Le rapport phare dans l’œil du cyclone

5.10.2020
Article global
Les données de Doing Business auraient été manipulées au profit de la Chine. Déjà critiqué pour son approche libérale, le rapport de la Banque mondiale perd encore de crédibilité. Il faudrait envisager de le suspendre une fois pour toutes.

La Chine, les Emirats Arabes Unis, l’Arabie Saoudite et l’Azerbaïdjan auraient manipulé les données des éditions 2018 et 2020 de « Doing business », le rapport publié chaque année par la Banque mondiale pour évaluer l’attractivité des pays en termes de facilitation des investissements. On ne sait pas exactement ce qui a été manipulé, mais trois de ces quatre pays ont nettement amélioré leur placement. La Chine par exemple est passée de la 90ème à la 31ème place ( !), Azerbaïdjan de la 80ème à la 34ème. Ces pays sont accusés d’avoir fourni des données falsifiées, ce que la Banque mondiale, dans un communiqué laconique, affirme vouloir vérifier.

Le rapport évalue dix critères comme la rapidité de la création d’entreprises, l’accès au crédit et le taux d’imposition - mais de fait, il met surtout l’accent sur la dérégulation. Pour espérer améliorer leur classement et attirer les investisseurs étrangers, les pays en développement se lancent dans une course vers le bas à la dérégulation, en réduisant notamment la protection sociale des travailleurs et la taxation des multinationales. Moins un pays accorde de sécurité sociale à ses travailleurs, mieux il est classé. Ces critères ont été critiqués depuis longtemps car ils excluent la corruption et ne sont pas aussi neutres qu’ils le prétendent. Selon Paul Romer, ancien chef économiste de la Banque mondiale, le Chili avait été rétrogradé pour avoir élu une présidente socialiste, Michelle Bachelet. Pourtant les pays en développement leur accordent la plus haute importance pour attirer les investissements étrangers.

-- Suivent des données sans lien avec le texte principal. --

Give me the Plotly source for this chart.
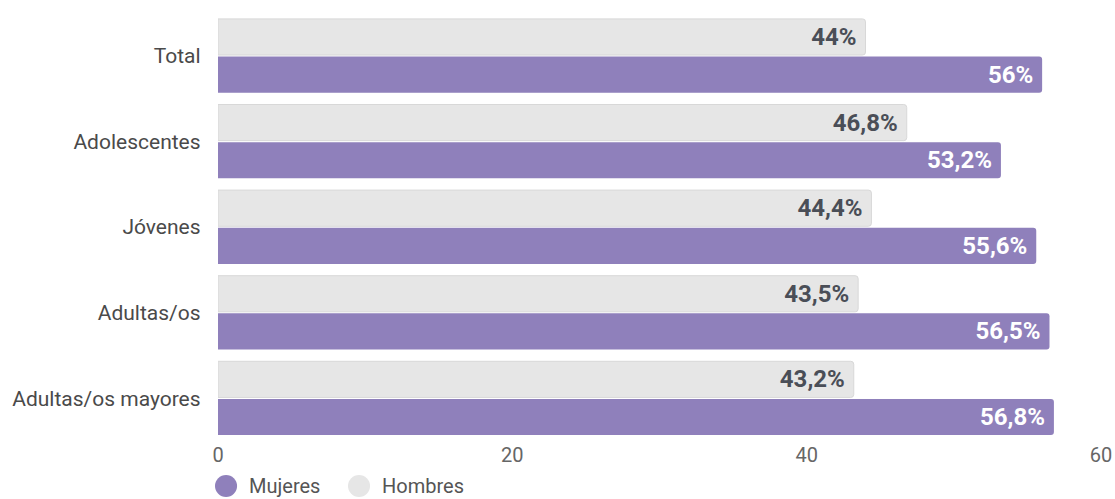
import plotly.graph_objects as go

# ── Data ──────────────────────────────────────────────────────────────────────
categories = ["Total", "Adolescentes", "Jóvenes", "Adultas/os", "Adultas/os mayores"]
mujeres = [56.0, 53.2, 55.6, 56.5, 56.8]
hombres = [44.0, 46.8, 44.4, 43.5, 43.2]
tick_vals = [0, 20, 40, 60]
legend_names = ["Mujeres", "Hombres"]

PURPLE = "#8f80bb"
GREY = "#e6e6e6"
DARK = "#4a4e57"
PAD = "\u00a0"


def pct(v):
    s = f"{v:.1f}".replace(".", ",")
    if s.endswith(",0"):
        s = s[:-2]
    return s + "%" + PAD


fig = go.Figure()

fig.add_trace(go.Bar(
    y=categories, x=hombres, orientation="h", name="Hombres",
    marker=dict(color=GREY, line=dict(color="#d8d8d8", width=1)),
    text=[pct(v) for v in hombres], textposition="inside",
    insidetextanchor="end",
    textfont=dict(family="Roboto", size=24, color=DARK, weight="bold"),
    showlegend=False,
))
fig.add_trace(go.Bar(
    y=categories, x=mujeres, orientation="h", name="Mujeres",
    marker=dict(color=PURPLE, line=dict(width=0)),
    text=[pct(v) for v in mujeres], textposition="inside",
    insidetextanchor="end",
    textfont=dict(family="Roboto", size=24, color="white", weight="bold"),
    showlegend=False,
))

# ── Legend drawn by hand (round swatches) ────────────────────────────────────
# plot area is 883 x 428 px; positions below are in paper units
legend_cols = [PURPLE, GREY]
legend_x = [-0.0034, 0.1472]
for name, col, x0 in zip(legend_names, legend_cols, legend_x):
    fig.add_shape(type="circle", xref="paper", yref="paper",
                  x0=x0, x1=x0 + 0.025, y0=-0.1309, y1=-0.0794,
                  fillcolor=col, line=dict(width=0))
    fig.add_annotation(x=x0 + 0.036, y=-0.106, xref="paper", yref="paper",
                       text=name, showarrow=False, xanchor="left", yanchor="middle",
                       font=dict(family="Roboto", size=20, color="#555"))

fig.update_layout(
    barmode="group",
    bargap=0.12,
    bargroupgap=0.04,
    barcornerradius=3,
    width=1115, height=499,
    margin=dict(l=218, r=14, t=13, b=58),
    paper_bgcolor="white",
    plot_bgcolor="white",
    showlegend=False,
    font=dict(family="Roboto", color="#555"),
    xaxis=dict(range=[0, 60], tickvals=tick_vals, showgrid=False, zeroline=False,
               automargin=False, ticks="", ticklen=0,
               tickfont=dict(size=20, color="#666")),
    yaxis=dict(autorange="reversed", showgrid=False, automargin=False,
               ticklabelstandoff=6,
               tickfont=dict(size=21, color="#4a4a4a"), ticksuffix="  "),
)

# drop the page's default body margin so the figure sits at the window corner
fig.write_html("out.html",
               config=dict(displayModeBar=False),
               post_script="document.body.style.margin='0';"
                           "document.body.style.overflow='hidden';")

Quelle est la réaction de la Suisse, classée au World Investment Report (2018) de la CNUCED à la 9ème place, mais dans ce rapport à la peu flatteuse 36ème, derrière l’Azerbaïdjan, la Turquie, la Chine et tant d’autres ? «Les irrégularités dans les données des rapports Doing Business récemment annoncées par la Banque mondiale doivent être prises au sérieux, nous répond Lorenz Jakob du Seco. L'intégrité des données et l'impartialité de l'analyse sont de la plus haute importance pour la crédibilité du rapport. La Suisse demande à la Banque mondiale de mener une enquête approfondie sur la situation et se félicite de la suspension temporaire de la publication du nouveau rapport [2021, qui devait être publié en octobre 2020].»

Selon le coordinateur des relations extérieures du Seco, le Doing Business est important en termes de politique de développement car il permet aux pays en développement et émergents d'identifier les domaines qui nécessitent des réformes et d'examiner des progrès spécifiques, « mais ses faiblesses méthodologiques ont déjà soulevé des questions critiques dans le passé. Avec d'autres pays de la Banque mondiale, la Suisse s'engage pour l'amélioration continue des méthodes. »

Pour Alliance Sud, il est clair que ces révélations vont encore alimenter encore un peu plus la méfiance à l'égard de la Chine - et de son influence dans les organisations multilatérales. Suite à ce scandale, il faut envisager la suppression pure et simple de Doing Business, qui a toujours été critiqué. Car au-delà de la tromperie d’États autoritaires, les indicateurs de ce classement sont en contradiction avec les Objectifs de développement durable des Nations unies, que la communauté internationale s'est engagée à atteindre d'ici 2030. L'abandon de cette liste, dont l'impact est très discutable, serait un pas dans la bonne direction.